Friday, September 28, 2007

Service companies that aren't

I completely agree with this post.

crappy-companies-with-broken-services

And perhaps the White House and those in Congress should read it as well. I heard this morning they are considering legislation for the airline industry with respect to on-time arrivals. They only treat customers this way because we keep flying with them. If we stop flying, things will change. And you're all saying "but we need to fly and we don't have any other options". You can choose not to fly with these airlines OR stop complaining about the way they treat you. I know, I do it too but we really don't have the right because we condone it by continuing to fly with them.

And honestly, don't the people in D.C. have more critical matters to concern themselves with.

Wednesday, September 26, 2007

Financial Information

Why don't banks have RSS feeds. I spend a considerable amount of time writing screen scrapping utilities to get my data out of various banking web sites. Why can't they simply make this information available via a feed? I would gladly pay additional fees for this service.

Saturday, September 22, 2007

S3 as object store

I'm not entirely sure where this is going but these two links appear to be suggesting that S3 could be used as a database for certain applications. I've been playing with S3 persistent objects as suggested in nutrun's post and it is pretty interesting.

amazon-s3-persistent-ruby-objects

read-consistency-dumb-databases-smart-services

Doubt it will be of much use in the immediate future but certainly something to play with and understand better.

Wednesday, September 19, 2007

Mac OSX and gcc_select

I was installing a gem and then trying to run a short test and received this error.

cc: installation problem, cannot exec `cc1': No such file or directory

After a quick Google search I saw the problem appeared to be with gcc itself. I then ran gcc_select and realized I set the version to 3.3 at some point in the past (most likely to install other software) and when I set it back to 4.0, the problem vanished.

sudo gcc_select 4.0

Sunday, September 9, 2007

Generating Value

I saw this over the weekend and thought it was interesting. They were able to generate value for the client well before the actual technology solution was even close to ready. I think we often think of value residing in the end-product when in fact it can be realized much quicker than that through the services delivered.

RollerSkateImplementation

It also helps the development staff tweak the final feature because they are going through the process iteratively. Good stuff!

Saturday, September 8, 2007

TestXSLT - XSL Processor for the Mac

I needed to update a few XSL templates and decided to look for a processor that would run on my MBP to test the output. I ran XMLSpy on WinXP previously and found it quite useful. Although TestXSLT doesn't have all the cool IDE features of XMLSpy, it's prefect for making and reviewing quick changes.

Download it here!

Branding trumps quality

I was listening to Bloomberg today (podcast) and part of the discussion went along the lines of "craftsmanship doesn't matter as much as the branding". The point was no one cared about the quality and focused on the "brand". This seems completely counter-intuitive. Quality of product and service will always be the most important feature for me!
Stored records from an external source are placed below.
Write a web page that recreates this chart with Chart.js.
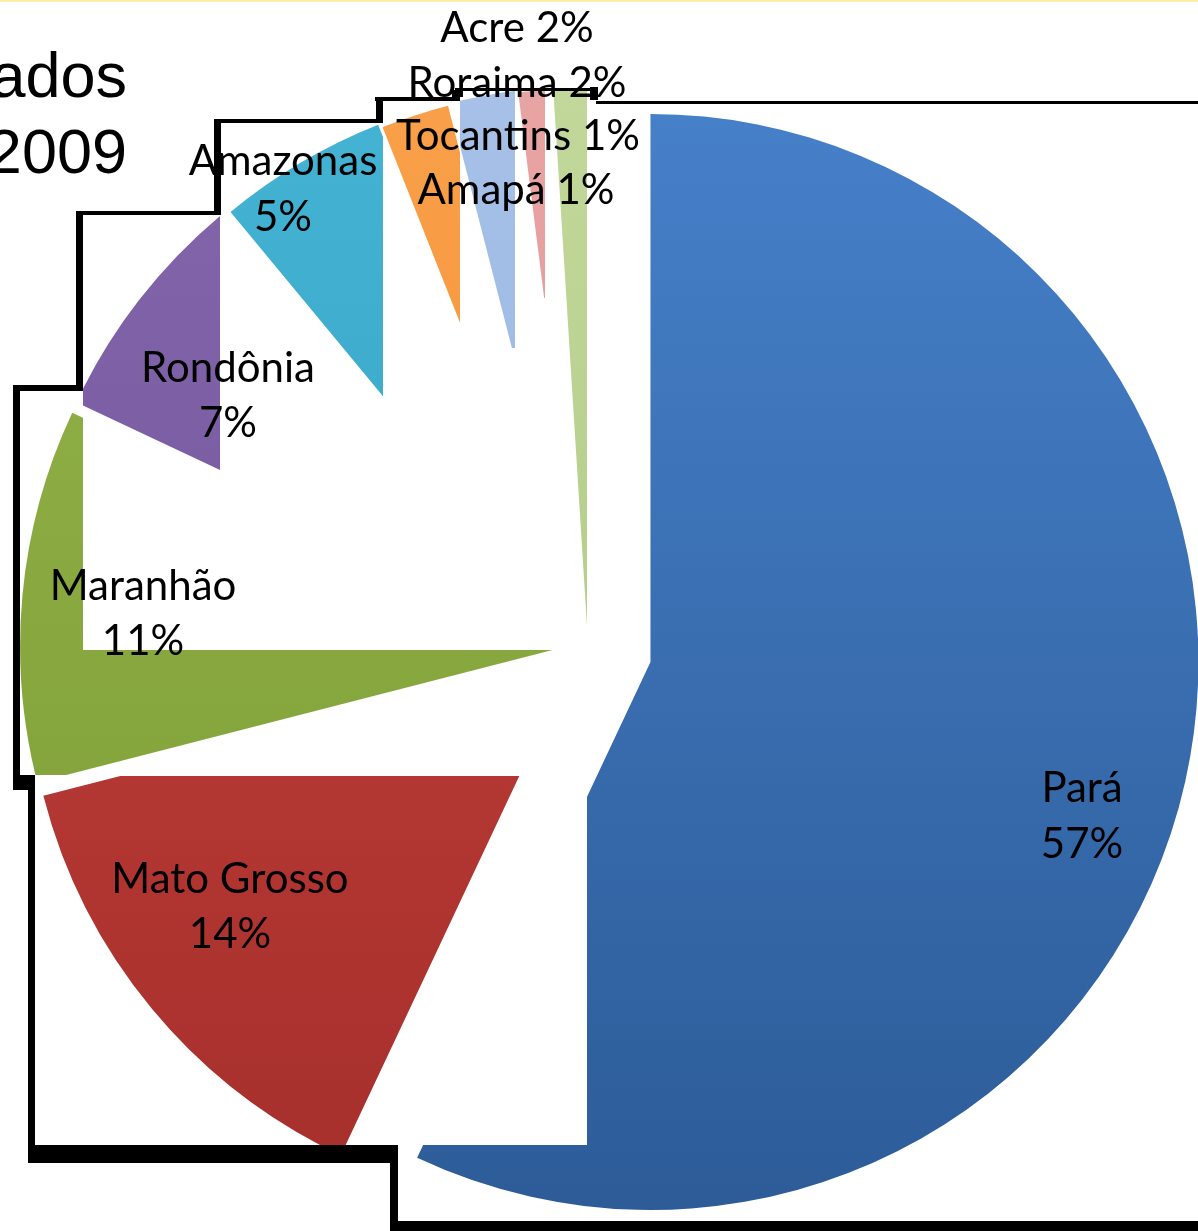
<!DOCTYPE html>
<html>
<head>
<meta charset="utf-8">
<script src="https://cdn.jsdelivr.net/npm/chart.js@4/dist/chart.umd.min.js"></script>
<style>
html,body{margin:0;padding:0;background:#ffffff;overflow:hidden}
#wrap{position:absolute;left:0;top:0;width:1198px;height:1231px}
</style>
</head>
<body>
<div id="wrap"><canvas id="c"></canvas></div>
<script>
// ---- data ----
const categories = ['Pará', 'Mato Grosso', 'Maranhão', 'Rondônia', 'Amazonas', 'Acre', 'Roraima', 'Tocantins', 'Amapá'];
const shares = [57, 14, 11, 7, 5, 2, 2, 1, 1];
const titleLines = ['ados', '2009'];

// ---- styles / layout ----
const colorTop = ['#4680c9', '#c8423d', '#93b548', '#8466ad', '#45b3d3', '#f9a04a', '#a7c1e8', '#e8a4a3', '#c2d89b'];
const colorBottom = ['#2c5b97', '#a52f2b', '#7c9a36', '#6c4f95', '#2f9bbd', '#f18a2a', '#8eaedc', '#d98b8a', '#a8c47a'];
const explode = [64, 18, 20, 20, 16, 12, 14, 12, 12];
// visible windows of each slice (the picture is a patched collage)
const sliceWindows = [
  {exclude: [[0, 775, 587, 370]]},
  {rects: [[35, 776, 552, 369]]},
  {rects: [[20, 388, 63, 262], [20, 650, 567, 125]]},
  {rects: [[83, 215, 137, 260]]},
  {rects: [[221, 123, 162, 290]]},
  {rects: [[383, 95, 77, 240]]},
  {rects: [[460, 88, 55, 260]]},
  {rects: [[515, 88, 30, 210]]},
  {rects: [[545, 88, 42, 545]]}
];
const frameRects = [
  [375, 97, 85, 4], [376, 97, 7, 26], [214, 119, 169, 4], [214, 119, 7, 96],
  [76, 211, 145, 4], [76, 211, 7, 180], [13, 385, 70, 6], [13, 385, 7, 405],
  [20, 775, 15, 15], [28, 775, 7, 388], [28, 1145, 370, 18], [390, 1145, 8, 86],
  [390, 1221, 808, 10],
  [452, 90, 8, 8], [455, 88, 135, 3], [590, 87, 8, 13], [596, 101, 602, 3]
];
const labelLayout = [
  {x: 1082, y: [802, 858], split: true},
  {x: 230, y: [893, 948], split: true},
  {x: 143, y: [600, 655], split: true},
  {x: 228, y: [382, 437], split: true},
  {x: 283, y: [175, 231], split: true},
  {x: 517, y: [42], split: false},
  {x: 517, y: [97], split: false},
  {x: 518, y: [150], split: false},
  {x: 516, y: [204], split: false}
];

const piePlugin = {
  id: 'pieDraw',
  beforeDraw(chart) {
    const ctx = chart.ctx;
    ctx.save();
    ctx.fillStyle = '#ffffff';
    ctx.fillRect(0, 0, chart.width, chart.height);
    ctx.fillStyle = '#fbf0a6';
    ctx.fillRect(0, 0, chart.width, 2);
    ctx.restore();
  },
  beforeDatasetDraw(chart, args) {
    const ctx = chart.ctx;
    args.meta.data.forEach((arc, i) => {
      const mid = (arc.startAngle + arc.endAngle) / 2;
      const w = sliceWindows[i];
      ctx.save();
      ctx.beginPath();
      if (w.exclude) {
        ctx.rect(0, 0, chart.width, chart.height);
        w.exclude.forEach(r => ctx.rect(r[0], r[1], r[2], r[3]));
        ctx.clip('evenodd');
      } else {
        w.rects.forEach(r => ctx.rect(r[0], r[1], r[2], r[3]));
        ctx.clip();
      }
      ctx.translate(Math.cos(mid) * explode[i], Math.sin(mid) * explode[i]);
      arc.draw(ctx);
      ctx.restore();
    });
    return false;
  },
  afterDraw(chart) {
    const ctx = chart.ctx;
    ctx.save();
    ctx.fillStyle = '#000000';
    frameRects.forEach(r => ctx.fillRect(r[0], r[1], r[2], r[3]));
    // clipped title
    ctx.font = '63px "Liberation Sans", Arial, sans-serif';
    ctx.textAlign = 'right';
    ctx.textBaseline = 'alphabetic';
    ctx.fillText(titleLines[0], 127, 97);
    ctx.fillText(titleLines[1], 127, 173);
    // slice labels
    ctx.font = '42px Lato, "Open Sans", sans-serif';
    ctx.textAlign = 'center';
    categories.forEach((cat, i) => {
      const L = labelLayout[i];
      const lines = L.split ? [cat, shares[i] + '%'] : [cat + ' ' + shares[i] + '%'];
      lines.forEach((t, k) => ctx.fillText(t, L.x, L.y[k]));
    });
    ctx.restore();
  }
};

function makeFill(i) {
  return (c) => {
    const g = c.chart.ctx.createLinearGradient(0, 90, 0, 1220);
    g.addColorStop(0, colorTop[i]);
    g.addColorStop(1, colorBottom[i]);
    return g;
  };
}

function build() {
  new Chart(document.getElementById('c'), {
    type: 'pie',
    data: {
      labels: categories,
      datasets: [{
        data: shares,
        backgroundColor: (c) => makeFill(c.dataIndex)(c),
        borderWidth: 0,
        offset: 0,
        hoverOffset: 0,
        clip: false
      }]
    },
    options: {
      responsive: true,
      maintainAspectRatio: false,
      animation: false,
      radius: 548,
      layout: {padding: {left: 0, right: 22, top: 65, bottom: 0}},
      plugins: {legend: {display: false}, tooltip: {enabled: false}, title: {display: false}}
    },
    plugins: [piePlugin]
  });
}

Promise.all([
  document.fonts.load('42px Lato'),
  document.fonts.load('63px "Liberation Sans"')
]).then(build, build);
</script>
</body>
</html>
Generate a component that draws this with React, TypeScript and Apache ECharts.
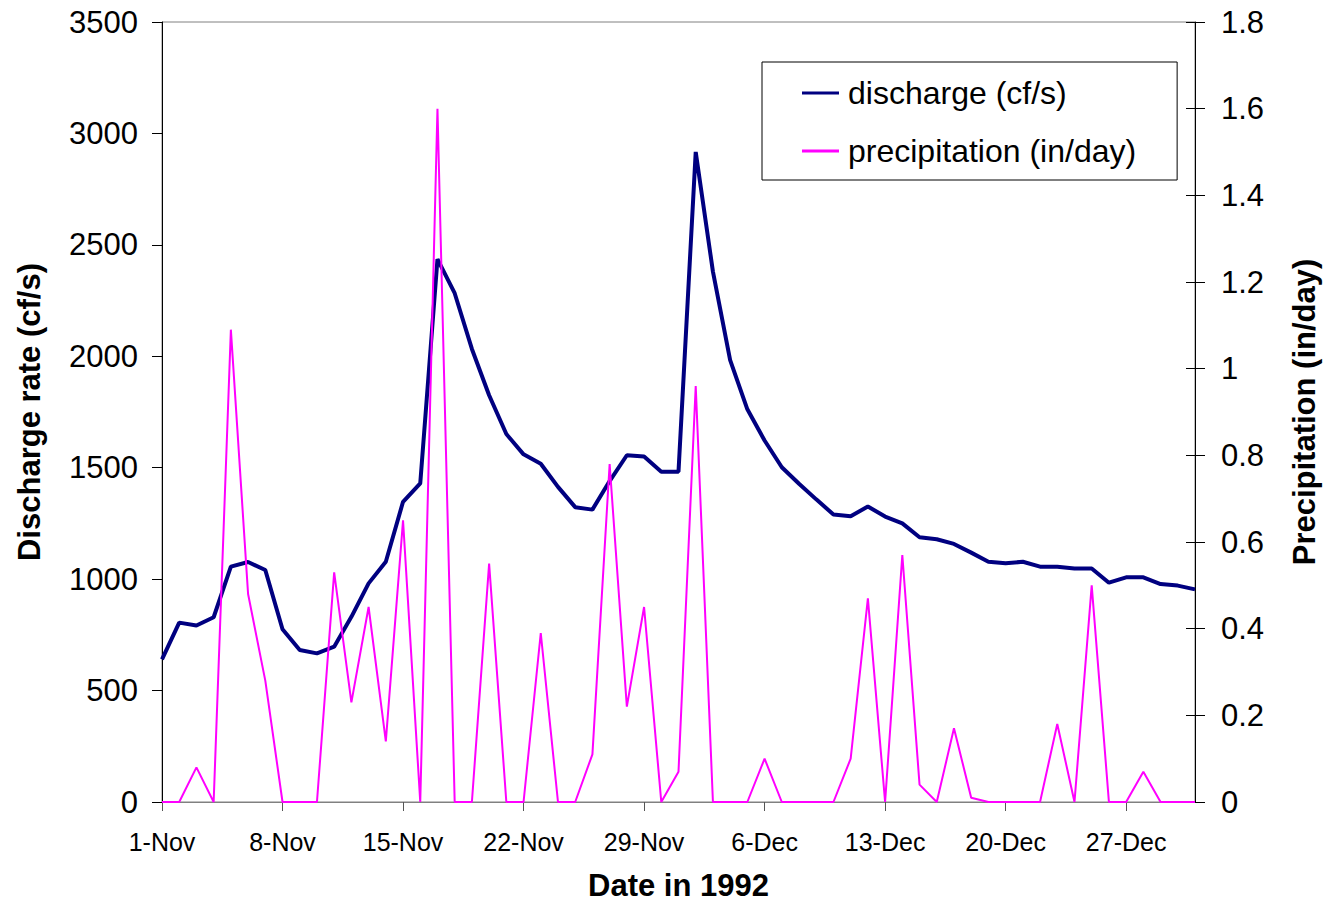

Thursday, September 6, 2007

Email Issue Solved (smtp transport event sink to the rescue)

I was asked to make a small modification to the emails sent out when a new user is registered for an application. In 99% of the cases, this is a simple task. However, I found the 1% that it's not.

This is a rather large legacy application which I have not attempted to recompile yet. Recompile you ask? To change an email? Yep, the text of the email was stuck right there in the code. So to make my minor change, I would have to tackle this and do a significant amount of testing.

So I decided to look for an alternative and stumbled upon the transport event sink in the SMTP server running in Windows 2000 Server. This feature will allow you to register a script to run before the email is actually sent.

How to register a transport event sink for the SMTP Service in Exchange 2000 Server

So I followed the instructions, wrote a little script to handle my changes and went on about my day.

Wednesday, September 5, 2007

CouchDB

Assaf over at Labnotes has a great introduction to an interesting new DB. After searching around a bit more I found this to help get everything installed on my Mac. building and installing couchdb on osx.

I find this interesting because it appears to be highly flexible with respect to the data elements each table contains. Would certainly help in applications where users want to extend concepts with their own attributes.